- Material -

***

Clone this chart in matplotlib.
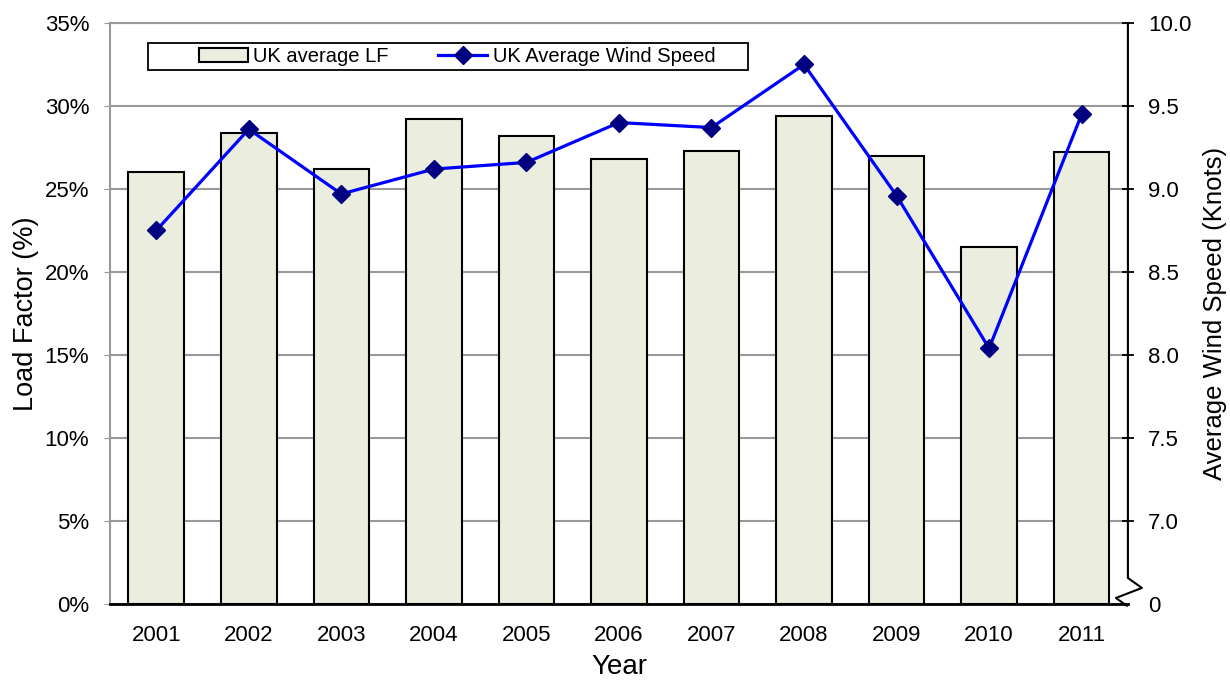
import numpy as np
import matplotlib
matplotlib.use("Agg")
import matplotlib.pyplot as plt
from matplotlib.ticker import FuncFormatter
from matplotlib.lines import Line2D
from matplotlib.patches import Rectangle

plt.rcParams['font.family'] = ['Liberation Sans', 'DejaVu Sans']

# data
years = ['2001', '2002', '2003', '2004', '2005', '2006', '2007', '2008', '2009', '2010', '2011']
load_factor = [0.260, 0.284, 0.262, 0.292, 0.282, 0.268, 0.273, 0.294, 0.270, 0.215, 0.272]
wind_speed = [8.75, 9.36, 8.97, 9.12, 9.16, 9.40, 9.37, 9.75, 8.96, 8.04, 9.45]

right_ticks = [6.5, 7.0, 7.5, 8.0, 8.5, 9.0, 9.5, 10.0]
right_labels = ['0', '7.0', '7.5', '8.0', '8.5', '9.0', '9.5', '10.0']

fig = plt.figure(figsize=(12.3, 6.8), dpi=100)
ax = fig.add_axes([0.0894, 0.1118, 0.8276, 0.8544])
x = np.arange(len(years))

# bars
ax.bar(x, load_factor, width=0.6, color='#EBEEDF', edgecolor='black', linewidth=1.5,
       label='UK average LF', zorder=3)
ax.set_xlim(-0.5, len(years) - 0.5)
ax.set_ylim(0, 0.35)
ax.set_yticks(np.arange(0, 0.351, 0.05))
ax.yaxis.set_major_formatter(FuncFormatter(lambda v, p: f'{v*100:.0f}%'))
ax.set_xticks(x)
ax.set_xticklabels(years)
ax.grid(axis='y', color='#999999', linewidth=1.5, zorder=0)
ax.set_axisbelow(True)
ax.tick_params(axis='x', length=0, labelsize=16, pad=15)
ax.tick_params(axis='y', colors='#999999', labelcolor='black', labelsize=16, length=4, pad=11)
ax.spines['left'].set_color('#999999')
ax.spines['left'].set_linewidth(1.5)
ax.spines['top'].set_color('#999999')
ax.spines['top'].set_linewidth(1.5)
ax.spines['bottom'].set_linewidth(2)
ax.spines['right'].set_visible(False)
ax.set_xlabel('Year', fontsize=20, labelpad=6)
ax.set_ylabel('Load Factor (%)', fontsize=19.5, labelpad=4)

# wind speed line on the right axis
ax2 = ax.twinx()
ax2.plot(x, wind_speed, color='#0000FF', linewidth=2.3, marker='D', markersize=9,
         markerfacecolor='#000080', markeredgecolor='#000080',
         label='UK Average Wind Speed', zorder=4)
ax2.set_ylim(6.5, 10.0)
ax2.set_yticks(right_ticks)
ax2.set_yticklabels(right_labels)
ax2.tick_params(axis='y', direction='inout', length=9, width=1.3, labelsize=16, pad=10)
ax2.yaxis.get_major_ticks()[0].tick2line.set_visible(False)
for s in ['left', 'top', 'bottom', 'right']:
    ax2.spines[s].set_visible(False)
ax2.set_ylabel('Average Wind Speed (Knots)', fontsize=18.5, labelpad=8)

# right spine with axis break
brk_x = [1.0, 1.0, 1.0137, 0.9882, 0.999]
brk_y = [1.0, 0.0448, 0.0276, 0.0103, -0.003]
ax2.add_line(Line2D(brk_x, brk_y, transform=ax2.transAxes, color='black',
                    linewidth=1.5, clip_on=False))

# legend: frame drawn separately so the entries can sit off-centre like the original
ax2.add_patch(Rectangle((0.0373, 0.919), 0.5894, 0.0466, transform=ax2.transAxes,
                        facecolor='white', edgecolor='black', linewidth=1.3, zorder=5))
h1, l1 = ax.get_legend_handles_labels()
h2, l2 = ax2.get_legend_handles_labels()
leg = ax2.legend(h1 + h2, l1 + l2, loc='center left', ncol=2,
                 bbox_to_anchor=(0.0884 - 0.001, 0.9423), fontsize=14.5,
                 frameon=False, handlelength=2.45, handletextpad=0.25,
                 columnspacing=2.45, borderpad=0, borderaxespad=0)
leg.set_zorder(6)

fig.savefig('out.png', dpi=100)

***

- Stated task -
Skip the pictures, please, and transcribe only the lines from the beginning of the material through the one that contains "['0', '7.0', '7.5', '8.0', '8.5', '9.0', '9.5', '10.0']".

- Expected output -
Clone this chart in matplotlib.
import numpy as np
import matplotlib
matplotlib.use("Agg")
import matplotlib.pyplot as plt
from matplotlib.ticker import FuncFormatter
from matplotlib.lines import Line2D
from matplotlib.patches import Rectangle

plt.rcParams['font.family'] = ['Liberation Sans', 'DejaVu Sans']

# data
years = ['2001', '2002', '2003', '2004', '2005', '2006', '2007', '2008', '2009', '2010', '2011']
load_factor = [0.260, 0.284, 0.262, 0.292, 0.282, 0.268, 0.273, 0.294, 0.270, 0.215, 0.272]
wind_speed = [8.75, 9.36, 8.97, 9.12, 9.16, 9.40, 9.37, 9.75, 8.96, 8.04, 9.45]

right_ticks = [6.5, 7.0, 7.5, 8.0, 8.5, 9.0, 9.5, 10.0]
right_labels = ['0', '7.0', '7.5', '8.0', '8.5', '9.0', '9.5', '10.0']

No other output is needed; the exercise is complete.